Gone are the days where buyers only relied on companies to provide the key information they need for their buying decisions, such as product specs, pricing and ROI. This information is now literally at their fingertips, readily available through websites, relevant content, review sites, and word of mouth.
The role of marketing has changed with this power shift, and smart advertisers have taken note. As buyers have more control over their purchase journey, Sales and Marketing teams, especially in the B2B world, are being forced into more consultative roles. In order to succeed and know when to reach out to buyers at the most effective time, they must have a deep understanding of the buyer’s pains, and, more importantly, their needs. Nowadays, 57% of the buyer’s purchase process is completed before even speaking to a sales rep, which makes reaching them at the right moment even more challenging.

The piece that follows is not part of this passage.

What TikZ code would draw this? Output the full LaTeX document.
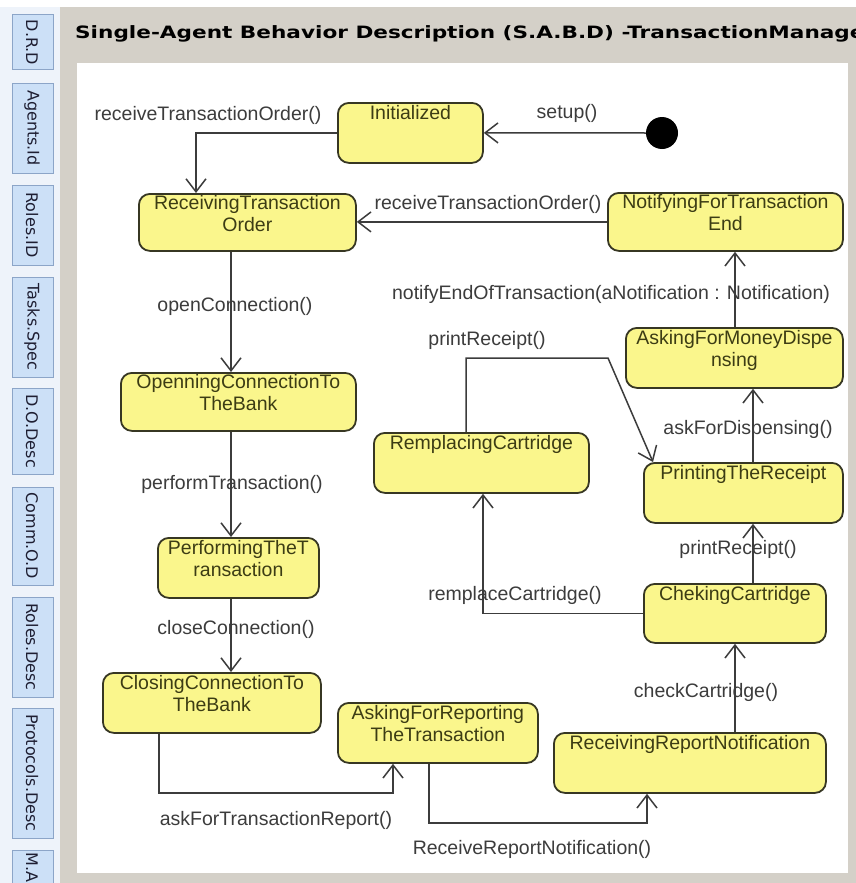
\documentclass[tikz,border=0pt]{standalone}
\usepackage{fontspec}
\setmainfont{Liberation Sans}
\newfontfamily\tabfont{DejaVu Sans}
\newfontfamily\titlefont[FakeStretch=1.27]{DejaVu Sans}
\usepackage{xcolor}
\usetikzlibrary{arrows.meta,positioning}
\definecolor{panelgray}{RGB}{212,208,200}
\definecolor{leftbg}{RGB}{238,243,250}
\definecolor{tabfill}{RGB}{204,224,247}
\definecolor{tabline}{RGB}{140,165,200}
\definecolor{tabink}{RGB}{30,30,50}
\definecolor{stateyellow}{RGB}{250,246,140}
\definecolor{stateline}{RGB}{55,55,35}
\definecolor{statetext}{RGB}{60,60,20}
\definecolor{edgegray}{RGB}{60,60,60}
\definecolor{labelgray}{RGB}{60,60,60}
\newcommand{\diagfont}{\fontsize{19.5}{22}\selectfont}

\begin{document}
\begin{tikzpicture}[x=1pt,y=-1pt,
  state/.style={draw=stateline,fill=stateyellow,line width=1.8pt,rounded corners=11pt,
    anchor=north west,align=center,inner sep=0pt,text height=37pt,text depth=19pt,
    font=\diagfont,text=statetext},
  trans/.style={draw=edgegray,line width=1.5pt,-{Straight Barb[length=13pt,width=20pt]}},
  lbl/.style={font=\diagfont,text=labelgray,inner sep=0pt},
  tabbox/.style={draw=tabline,fill=tabfill,line width=1pt},
  tabtext/.style={font=\tabfont\fontsize{16}{18}\selectfont,text=tabink,rotate=-90,inner sep=0pt}]
\useasboundingbox (0,0) rectangle (856,883);
\clip (0,0) rectangle (856,883);
% window background
\fill[white] (0,0) rectangle (856,883);
\fill[leftbg] (0,7) rectangle (60,883);
\fill[panelgray] (60,7) rectangle (856,883);
\fill[white] (77,63) rectangle (848,873);
\node[anchor=base west,inner sep=0pt,font=\titlefont\bfseries\fontsize{17}{20}\selectfont] (title) at (75,38)
  {Single-Agent Behavior Description (S.A.B.D) -TransactionManager};
% side tabs
\foreach \tabname/\ytop/\ybot in {D.R.D/15/70,Agents.Id/83/173,Roles.ID/185/265,Tasks.Spec/277/377,
    D.O.Desc/388/474,Comm.O.D/487/585,Roles.Desc/597/697,Protocols.Desc/708/838}{
  \draw[tabbox] (12,\ytop) rectangle (53,\ybot);
  \node[tabtext] (tab\ytop) at (32,{(\ytop+\ybot)/2}) {\tabname};
}
\draw[tabbox] (12,850) rectangle (53,900);
\node[tabtext,anchor=west] (tabMA) at (32,852) {M.A};
% states
\node[circle,fill=black,minimum size=32pt,inner sep=0pt] (start) at (662,133) {};
\node[state,minimum width=145pt,minimum height=60pt] (init) at (337,102) {Initialized\\\strut};
\node[state,minimum width=217pt,minimum height=57pt] (rto) at (138,193) {ReceivingTransaction\\Order};
\node[state,minimum width=235pt,minimum height=58pt] (nte) at (607,192) {NotifyingForTransaction\\End};
\node[state,minimum width=235pt,minimum height=58pt] (ocb) at (120,372) {OpenningConnectionTo\\TheBank};
\node[state,minimum width=217pt,minimum height=60pt] (afm) at (625,327) {AskingForMoneyDispe\\nsing};
\node[state,minimum width=215pt,minimum height=60pt] (rpc) at (373,432) {RemplacingCartridge\\\strut};
\node[state,minimum width=199pt,minimum height=60pt] (ptr) at (643,462) {PrintingTheReceipt\\\strut};
\node[state,minimum width=161pt,minimum height=60pt] (ptt) at (157,537) {PerformingTheT\\ransaction};
\node[state,minimum width=182pt,minimum height=59pt] (ckc) at (643,583) {ChekingCartridge\\\strut};
\node[state,minimum width=218pt,minimum height=60pt] (ccb) at (102,672) {ClosingConnectionTo\\TheBank};
\node[state,minimum width=200pt,minimum height=60pt] (afr) at (337,702) {AskingForReporting\\TheTransaction};
\node[state,minimum width=272pt,minimum height=60pt] (rrn) at (553,732) {ReceivingReportNotification\\\strut};
% transition labels
\node[lbl] (lblInitRecv) at (208,115) {receiveTransactionOrder()};
\node[lbl] (lblSetup) at (567,113) {setup()};
\node[lbl] (lblNotifyRecv) at (488,204) {receiveTransactionOrder()};
\node[lbl] (lblOpen) at (235,306) {openConnection()};
\node[lbl] (lblNotifyEnd) at (611,294) {notifyEndOfTransaction(aNotification : Notification)};
\node[lbl] (lblPrintA) at (487,340) {printReceipt()};
\node[lbl] (lblDispense) at (748,429) {askForDispensing()};
\node[lbl] (lblPerform) at (232,484) {performTransaction()};
\node[lbl] (lblPrintB) at (738,549) {printReceipt()};
\node[lbl] (lblRemplace) at (515,595) {remplaceCartridge()};
\node[lbl] (lblClose) at (236,629) {closeConnection()};
\node[lbl] (lblCheck) at (706,692) {checkCartridge()};
\node[lbl] (lblReport) at (276,820) {askForTransactionReport()};
\node[lbl] (lblReceive) at (532,849) {ReceiveReportNotification()};
% transitions
\draw[trans] (start.west) -- (init.east);
\draw[trans] (init.west) -| (196,0 |- rto.north);
\draw[trans] (nte.west) -- (nte.west -| rto.east);
\draw[trans] (231,0 |- rto.south) -- (231,0 |- ocb.north);
\draw[trans] (231,0 |- ocb.south) -- (231,0 |- ptt.north);
\draw[trans] (231,0 |- ptt.south) -- (231,0 |- ccb.north);
\draw[trans] (159,0 |- ccb.south) |- (393,793) -- (393,0 |- afr.south);
\draw[trans] (429,0 |- afr.south) |- (647,823) -- (647,0 |- rrn.south);
\draw[trans] (735,0 |- rrn.north) -- (735,0 |- ckc.south);
\draw[trans] (753,0 |- ckc.north) -- (753,0 |- ptr.south);
\draw[trans] (ckc.west) -| (483,0 |- rpc.south);
\draw[trans] (466,0 |- rpc.north) |- (608,358) -- ([xshift=10pt]ptr.north west);
\draw[trans] (753,0 |- ptr.north) -- (753,0 |- afm.south);
\draw[trans] (735,0 |- afm.north) -- (735,0 |- nte.south);
\end{tikzpicture}
\end{document}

Why is it so difficult to close a deal?
B2B buyers aren’t purchasing technology solutions just for the fun of it. They have identified a problem or inefficiency and assessed its severity and understand that they need a technology product to improve a business function. Not only do they enter the buying journey with more direction, but they also have a considerable amount of options to choose from.
The difference between a lost opportunity and a closed win is understanding the buyer’s needs faster than the competition and taking action at the perfect moment. An organization can only grow and succeed if its Product, Marketing and Sales functions thoroughly understand what their customer needs and how they wish to be assisted through their purchasing journey.
How do I define the needs?
Most companies struggle to understand and act upon customer needs because they lack a common definition of what a need is. In fact, 64% of companies admit to not having a consistent approach for identifying their customer’s needs and determining which ones should be prioritized.
At the 2016 SiriusDecisions Summit, Jeff Lash and Rachel Young introduced the Needs Aperture Model, which is a process for identifying, evaluating and prioritizing buyer’s needs. The Aperture is structured around 5 key phrases, designed to identify the core needs of a buyer. Before running through the model, keep in mind that they define a need as a “desired outcome that has a business value for a persona.”
1. Frame: Agree on a standard definition of what the customer needs and identify the different dimensions of each need that must be uncovered.
2. Focus: Define the market segments, personas and contexts that are in scope for identifying these customer needs and select the need types the organization wishes to explore.
3. Find: Select the appropriate research methods, sources and activities that must be conducted to identify and capture the selected needs.
4. Filter: Synthesize the findings from research, analyze the results and prioritize the needs based on key factors to determine which needs have the most potential for commercial viability.
5. Formulate: Create and execute plans to further investigate and potentially address the prioritized and selected needs from an innovation and go-to-market perspective.
With so much data and information out there, it can be difficult to get through to buyers. At DWA, we focus on ensuring that customer needs are top of mind when designing marketing campaigns. This enables us to identify what actionable needs to focus on when:
Developing themes and improved marketing segments/personas by isolating the primary buyer need.
Improving messaging strategy and resonance by incorporating insights that focus on the customer needs (e.g., copy, call to actions, abstracts).
Creating/repurposing content that resonates with the customer and assists in building a business case.
Building go-to marketing strategies that engage and influence the customer’s buying decisions.
By using the 5 F’s in the Needs Aperture Model, we are able to help our clients create more personalized, comprehensive, and buyer-centric engagements, centered around the buyer’s needs. Truly understanding the buyer’s needs is how we deliver value to our clients, help them achieve their goals, and ultimately provide clarity out of chaos.